I am reading Elements of Statistical Learning (ESL) and trying to have more of a grasp of machine learning techniques. I am a little bit confused about when to treat predictors as fixed, and when to treat them as random, and what is most common?
In previous linear models courses I have studied, we never assumed any sort of randomness about the predictors $\textbf{x}$ of the linear model, only about the response $y$. Formally, if we can write $y=\textbf{x}^T\beta+\epsilon$ (or more generally, $y=f(\textbf{x})+\epsilon$), then we choose $\textbf{x}_1,...,\textbf{x}_n$ and from the random error $\epsilon$ obtain $y_1,...,y_n$. Making the predictors deterministic made sense to me, as we could think of this as sampling points in an experiment, and observing some random response. However, I don't think ESL ever explicitly say that they ever consider the predictors as fixed, but they implicitly do when they estimate $\beta$ via maximum likelihood estimation (their maximum likelihood estimator never takes into account the randomness of $\textbf{x}$).

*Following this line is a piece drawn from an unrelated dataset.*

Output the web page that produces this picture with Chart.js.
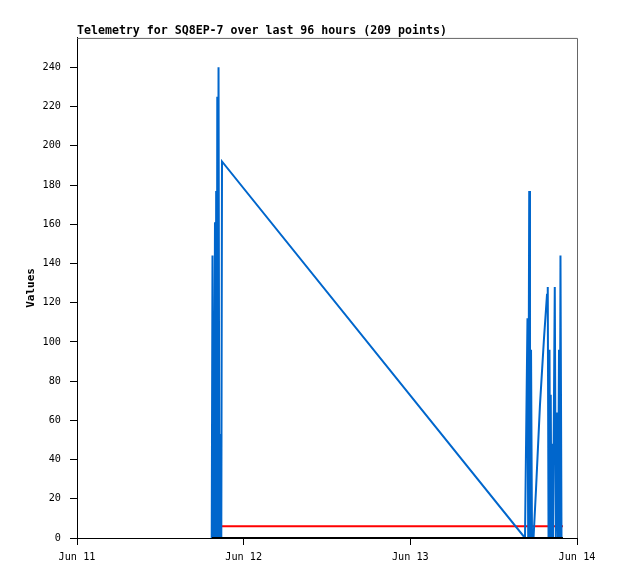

ESL allows for the possibility of random predictors, which I have never seen before, but it makes sense: we might only observe the predictors, and not choose them. My question is this. Am I correct in saying that there are 4 different approaches to supervised learning:
- Random relationship, deterministic predictors: $y=f(\textbf{x})+\epsilon$, $\textbf{x}$ fixed (as described above)
- Random relationship, random predictors: $y=f(\textbf{x})+\epsilon$, $\textbf{x}$ random
- Deterministic relationship, random predictors: $y=f(\textbf{x})$, $\textbf{x}$ random
- Deterministic relationship, deterministic predictors: $y=f(\textbf{x})$, $\textbf{x}$ fixed
Many thanks. Let me know if you want me to clarify anything.
edit: I tried searching but couldn't find anything, but scrolled through the tags of "regression" and found this excellent answer by kjetil b halvorsen. I think I understand it now more or less, but if anyone has any further comments I would love to hear them.